Tuesday, May 25, 2010

Holy heaps of Algerian pastries!

La Bague de Kenza, now open for your visual and oral pleasure.

What will it be? Soft diamond pouches filled with walnuts and lemon?

Semolina cake stuffed with almonds?

Honey fritters?

Nothing but time and temptation to sample...

136 rue Saint-Honoré, 1eme

Saturday, May 22, 2010

Crumbling at Les Deux Abeilles

Two years ago, when I visited Paris for the first time ever in summer, I was Velib’ing down rue de l'Université, when I slammed on the brakes and practically flew over my handlebars. The cause for this moment of graceless drama? The cakes and tarts beckoning from the window of Les Deux Abeilles.

This darling family-run tea salon is everything you envision a darling family-run tea salon to be: decorated with floral wallpaper and antique furniture and filled with warmth and light; run by a lovely, friendly staff that makes you feel at home; and, most important, a menu filled with homemade tarts and crumbles and cakes and scones, served alongside pots of tea or glasses of ginger lemonade.

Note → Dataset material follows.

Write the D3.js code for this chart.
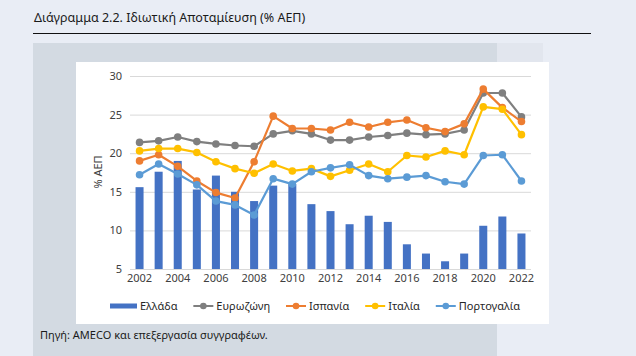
<!DOCTYPE html>
<html>
<head>
<meta charset="utf-8">
<script src="https://cdn.jsdelivr.net/npm/d3@7"></script>
<style>
  html, body { margin: 0; padding: 0; background: #e9edf5; }
  svg { display: block; font-family: "Noto Sans", "Open Sans", sans-serif; }
</style>
</head>
<body>
<svg id="chart" width="636" height="356"></svg>
<script>
const years = [2002,2003,2004,2005,2006,2007,2008,2009,2010,2011,2012,2013,2014,2015,2016,2017,2018,2019,2020,2021,2022];
const greece   = [15.6,17.6,19.0,15.3,17.1,15.0,13.8,15.8,16.0,13.4,12.5,10.8,11.9,11.1,8.2,7.0,6.0,7.0,10.6,11.8,9.6];
const eurozone = [21.4,21.6,22.1,21.5,21.2,21.0,20.9,22.5,22.9,22.5,21.7,21.7,22.1,22.3,22.6,22.4,22.5,23.0,27.8,27.8,24.7];
const spain    = [19.0,19.8,18.3,16.4,14.9,14.2,18.9,24.8,23.2,23.2,23.0,24.0,23.4,24.0,24.3,23.3,22.8,23.8,28.3,25.9,24.1];
const italy    = [20.3,20.6,20.6,20.1,18.9,18.0,17.4,18.6,17.7,18.0,17.0,17.8,18.6,17.6,19.7,19.5,20.3,19.8,26.0,25.7,22.4];
const portugal = [17.2,18.6,17.3,15.9,13.8,13.3,12.0,16.7,16.0,17.6,18.1,18.5,17.1,16.7,16.9,17.1,16.3,16.0,19.7,19.8,16.4];
const yTicks = [5,10,15,20,25,30];
const xTickYears = [2002,2004,2006,2008,2010,2012,2014,2016,2018,2020,2022];
const seriesNames = ["Ελλάδα","Ευρωζώνη","Ισπανία","Ιταλία","Πορτογαλία"];
const colors = {"Ελλάδα":"#4472c4","Ευρωζώνη":"#7f7f7f","Ισπανία":"#ed7d31","Ιταλία":"#ffc000","Πορτογαλία":"#5b9bd5"};
const lineSeries = [
  {name:"Ευρωζώνη", values: eurozone},
  {name:"Ισπανία", values: spain},
  {name:"Ιταλία", values: italy},
  {name:"Πορτογαλία", values: portugal}
];

const svg = d3.select("#chart");

// Background panels
svg.append("rect").attr("x",0).attr("y",0).attr("width",636).attr("height",356).attr("fill","#e9edf5");
svg.append("rect").attr("x",33).attr("y",43).attr("width",464).attr("height",313).attr("fill","#d3dae2");
svg.append("rect").attr("x",497).attr("y",43).attr("width",46).attr("height",19).attr("fill","#e2e6ee");
svg.append("rect").attr("x",76).attr("y",62).attr("width",473).attr("height",262).attr("fill","#ffffff");

// Title & rule
svg.append("text").attr("x",34).attr("y",22).attr("font-size",12.5).attr("fill","#1a1a1a")
  .text("Διάγραμμα 2.2. Ιδιωτική Αποταμίευση (% ΑΕΠ)");
svg.append("line").attr("x1",33).attr("x2",591).attr("y1",33.5).attr("y2",33.5)
  .attr("stroke","#111").attr("stroke-width",1.2);

// Source
svg.append("text").attr("x",40).attr("y",339).attr("font-size",11).attr("fill","#1a1a1a")
  .text("Πηγή: AMECO και επεξεργασία συγγραφέων.");

const x = d3.scaleBand().domain(years).range([130,531]).paddingInner(0.58).paddingOuter(0.29);
const y = d3.scaleLinear().domain([5,30]).range([269,76]);
const cx = d => x(d) + x.bandwidth()/2;

// Gridlines
svg.append("g").selectAll("line").data(yTicks).join("line")
  .attr("x1",130).attr("x2",531)
  .attr("y1",d=>y(d)+0.5).attr("y2",d=>y(d)+0.5)
  .attr("stroke","#d9d9d9").attr("stroke-width",1);

// Y axis labels
const yAxis = d3.axisLeft(y).tickValues(yTicks).tickSize(0).tickPadding(0).tickFormat(d3.format("d"));
const gy = svg.append("g").attr("transform","translate(122,0)").call(yAxis);
gy.select(".domain").remove();
gy.selectAll("text").attr("font-size",11).attr("fill","#404040").attr("font-family","Noto Sans, sans-serif");

// X axis labels
const xAxis = d3.axisBottom(x).tickValues(xTickYears).tickSize(0).tickPadding(0);
const gx = svg.append("g").attr("transform","translate(0,274)").call(xAxis);
gx.select(".domain").remove();
gx.selectAll("text").attr("font-size",11).attr("fill","#404040").attr("font-family","Noto Sans, sans-serif");

// Y axis title
svg.append("text").attr("transform","translate(102,172) rotate(-90)")
  .attr("text-anchor","middle").attr("font-size",11).attr("fill","#404040").text("% ΑΕΠ");

// Bars
svg.append("g").selectAll("rect").data(years).join("rect")
  .attr("x",d=>x(d)).attr("width",x.bandwidth())
  .attr("y",(d,i)=>y(greece[i])).attr("height",(d,i)=>y(5)-y(greece[i]))
  .attr("fill",colors["Ελλάδα"]);

// Lines
const line = d3.line().x((v,i)=>cx(years[i])).y(v=>y(v));
lineSeries.forEach(s=>{
  const g = svg.append("g");
  g.append("path").attr("d",line(s.values)).attr("fill","none")
    .attr("stroke",colors[s.name]).attr("stroke-width",2.2).attr("stroke-linejoin","round");
  g.selectAll("circle").data(s.values).join("circle")
    .attr("cx",(v,i)=>cx(years[i])).attr("cy",v=>y(v)).attr("r",3.8)
    .attr("fill",colors[s.name]);
});

// Legend: evenly spaced between x=110 and x=520
const ly = 306, lStart = 110, lEnd = 520;
const lg = svg.append("g");
const texts = seriesNames.map(n => lg.append("text").attr("y",ly+4).attr("font-size",11).attr("fill","#262626").text(n));
const widths = texts.map(t => t.node().getComputedTextLength());
const symW = seriesNames.map((n,i) => i===0 ? 27 : 20);
const symGap = 3;
const total = d3.sum(widths) + d3.sum(symW) + symGap*seriesNames.length;
const gap = (lEnd - lStart - total) / (seriesNames.length - 1);
let cur = lStart;
seriesNames.forEach((n,i)=>{
  if (i===0) {
    lg.append("rect").attr("x",cur).attr("y",ly-2.5).attr("width",symW[i]).attr("height",5).attr("fill",colors[n]);
  } else {
    lg.append("line").attr("x1",cur).attr("x2",cur+symW[i]).attr("y1",ly).attr("y2",ly)
      .attr("stroke",colors[n]).attr("stroke-width",2);
    lg.append("circle").attr("cx",cur+symW[i]/2).attr("cy",ly).attr("r",3.3).attr("fill",colors[n]);
  }
  cur += symW[i] + symGap;
  texts[i].attr("x",cur);
  cur += widths[i] + gap;
});
</script>
</body>
</html>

I know all of this now since I finally made it back there for an afternoon indulgence.

Two years was worth the wait.

Out of all the irresistible-looking desserts, I came really, really close to selecting the pear-praliné clafoutis, which waved to me like a moist and dense, satisfying glimpse of heaven. I was also tempted by the tall, airy domes on the lemon meringue tart and the towering crust that surrounded the cheesecake.

But after a very laborious decision, I opted for the rhubarb-apple crumble.

It was served with a side of fresh whipped cream, and I ate it with French Vogue opened to the gorgeous Kate Moss spread. This was intended to inspire me not to finish the whole serving.

But it didn’t work. I crumbled (hardy har) and cleaned my plate.

189, rue de l'Université, 7eme

Monday, May 17, 2010

A visit to Lisbon's Claudio Corallo

I am sitting here in Paris, three days after my trip to Lisbon’s only gourmet chocolatier, enjoying a block of 70% dark chocolate with raisins and a unique and potent liquor extracted from the pulp of the recently harvested cocoa fruit. It’s heady and delicious.

It was on my recent trip to Portugal’s capital that I was fortunate enough to have a friend with a Frommer’s Guide. Inside, it shared a little-known address on a not-so-well-known street: that for Claudio Corallo on Rua Cecilio da Sousa.

I knew my chocolate block was going to be a winner since the moment we rushed into the small boutique, we were warmly greeted and eagerly treated to a chocolate tasting.

We sampled the 70%, 80% and 100% chocolates, a tasting that ranged from semi-sweet to acidic. Some of the bars had ginger or orange pieces, adding a touch of lovely sweetness.

And some of the pristine chocolates are made into more whimsical bonbons, like these lovelies made with pine nuts.

Claudio Corallo is not for everyone. With a devotion to pure cacao that's cultivated on the tiny African archipelago of São Tomé, the beans are meticulously sourced and produced into dark chocolate without any sugar or vanilla. It’s hardcore chocolate.

But how wonderful (and, to me, delicious) to discover an Italian man, living in Africa, producing chocolate in Iceland and offering it at a hole-in-the-wall in Lisbon.

Sometimes when you’re crazy for chocolate, you really will go to the ends of earth for it.

Saturday, May 15, 2010

A sweet neighborhood gem

With decadent boutiques like La Patisserie des Reves and Hugo & Victor opening alongside an astounding number of cupcake cafes, it’s sometimes nice to revisit old favorites—patisseries that are top-quality and inspiring, enchanting and artistic, patisseries that never fail to seduce and impress and that are (lucky me) close to home. Patisseries like Pain de Sucre.

Opened in 2004 by Pierre Gagnaire’s former pastry chef (Didier Mathray) alongside the internationally experienced palate of Nathalie Robert, the two have been making magic happen in the form of flavored marshmallows (cassis, pistachio, caramel… red pepper!??)…

… and chocolate bars studded with wild berries, flaky coconut or slivers of almond.

And even though they create a world of macaron flavors, and offer lovely and inventive desserts of mousselines accented with fruit compotes and crumbled biscuits and dark chocolate…

…along with spectacularly tempting individual desserts, from raspberry and lemon tarts to almond-grapefruit-chocolate ganache cakes…

…I can’t help but be most wowed by their tarts.

Square, not round, relying more on clementines and limes than apples and pears, flecked with crushed pistachios or speared with rosemary sprigs, these are masterpieces you don’t see often.

Tasty, too.

And bonus points: Pain de Sucre is open on Sundays you can have the ultimate finale to an indulgent spring weekend.